Mostly, we are too afraid to let ourselves be seen. Mostly, we hold onto the presentations, because the risk is too great. But sometimes, we have that moment of allowing another person to see us in something like our reality and accept us as such; sometimes we have that moment of seeing another person, flawed and illuminated, full of imperfections and unspeakably lovely. To have that moment of sight, and to surrender to being so seen, may be as good a working definition of love as any that we’re going to come up with. And if there is any reality in it, it changes us, sometimes very profoundly. When the prophet on his high rampart sees and is seen, everything is different.
So Jesus calls Zaccheus down from the tree, and says, we will eat together. I will come into your house, I will come into your life. I know who you are. I know who you really are, my poor lost beloved. And it will be different now.
Zaccheus probably half-knows already the change which is demanded, but he can only formulate it in terms of calculations and mathematical compensations. Now, there’s an ambiguity in the tense of the Greek verbs here. He may be promising that in future he will give half his money to the poor and restore what he’s taken; or he may actually be saying that he already gives money to the poor, already makes restitution when he realizes that he’s done something wrong, that he’s not such a bad tax-collector really … And perhaps he isn’t, perhaps he has been trying to live ethically already, has spent his life in the struggle both to be a chief tax collector and to be good.

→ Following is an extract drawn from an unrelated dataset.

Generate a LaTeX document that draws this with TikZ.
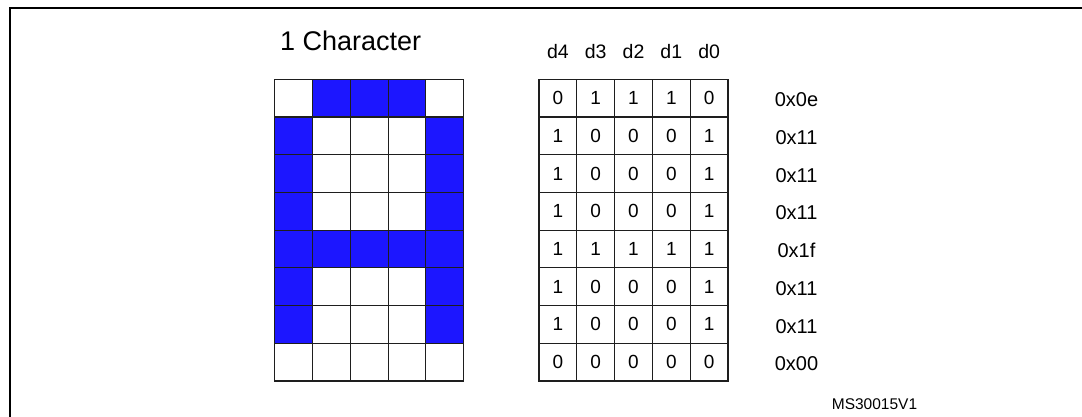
\documentclass[tikz,border=0pt]{standalone}
\usepackage{fontspec}
\setmainfont{Liberation Sans}
\usepackage{tikz}
\definecolor{lcdblue}{RGB}{28,22,255}
\definecolor{lcdline}{RGB}{30,30,30}
\tikzset{
  lcdCell/.style={draw=lcdline, line width=1.1pt, inner sep=0pt,
                  minimum width=37.8pt, minimum height=37.7pt,
                  font=\fontsize{19}{22}\selectfont},
  lcdOff/.style={fill=white},
  lcdOn/.style={fill=lcdblue},
  lcdHead/.style={inner sep=0pt, anchor=base, font=\fontsize{19.5}{22}\selectfont},
  lcdHex/.style={inner sep=0pt, font=\fontsize{20}{22}\selectfont},
  lcdFrame/.style={draw=black, line width=2pt}
}

\begin{document}
\begin{tikzpicture}[x=1pt,y=-1pt]
  \useasboundingbox (0,0) rectangle (1082,417);
  \draw[lcdFrame] (10,417) -- (10,8) -- (1082,8);

  \node[inner sep=0pt, anchor=base west, font=\fontsize{27}{30}\selectfont] (title) at (280,50.7) {1 Character};

  % column headers
  \foreach \h [count=\c from 0] in {4,3,2,1,0}
    \node[lcdHead] (head-\c) at (557.9+37.8*\c,58.3) {d\h};

  % pixel grid, bit table and hex value, row by row
  \foreach \bits/\hex [count=\r from 0] in {{0,1,1,1,0}/0x0e, {1,0,0,0,1}/0x11,
      {1,0,0,0,1}/0x11, {1,0,0,0,1}/0x11, {1,1,1,1,1}/0x1f,
      {1,0,0,0,1}/0x11, {1,0,0,0,1}/0x11, {0,0,0,0,0}/0x00} {
    \foreach \b [count=\c from 0] in \bits {
      \ifnum\b=1 \def\look{lcdOn}\else \def\look{lcdOff}\fi
      \node[lcdCell, \look] (pix-\r-\c) at (293.6+37.8*\c,98.2+37.7*\r) {};
      \node[lcdCell] (bit-\r-\c) at (557.9+37.8*\c,98.2+37.7*\r) {\b};
    }
    \node[lcdHex] (hex-\r) at (796.5,100+37.7*\r) {\hex};
  }

  \node[inner sep=0pt, font=\fontsize{15.5}{18}\selectfont] (ref) at (874.5,404) {MS30015V1};
\end{tikzpicture}
\end{document}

Or maybe this is the first time he’s made these promises, the first time he’s considered that what he does with his money relates to what he does with his soul. It doesn’t much matter. In either case, it’s at the same time not enough—not even close to real self-offering, or even to giving all his possessions to the poor, as Jesus has demanded of another man not long before this incident—and yet everything, because he has seen his life for what it is, a patchwork of calculation and shortfalling, seen himself as a little man on every level, small and so vulnerable and shrunken in his very being; and he’s looked at that, and he has come down, to stand before that gaze.
The sacrament of baptism is, like all sacraments, a deep mystery which we must look at through a range of metaphors, no human word capable of containing it entirely. But we might think about it, today, as in part that moment when we stand in that gaze, when we are wholly seen, wholly understood, and wholly received, as the fullness of our selves which even we, no matter what age, do not entirely understand. We are received in our smallness; we are received in our goodness. And every time we repeat our baptismal vows, we are once again offering ourselves to that seeing, that knowing, that turning around.
We are always surrendering; coming down from our transparent hiding places, trying to explain ourselves, knowing it is futile, knowing it is all right. We are always going back out, in the world we have failed and damaged, trying to do what good we can, repair what we are able, make new. Speak the vision, build the kingdom. Like Zacchaeus in his tree, like the prophet on his lonely tower. Like small Patrick, and Jasmine, and all of us here, all of us children among the branches, straining for a glimpse of something new, seen and known and invited, called into new life, over and over, now and always.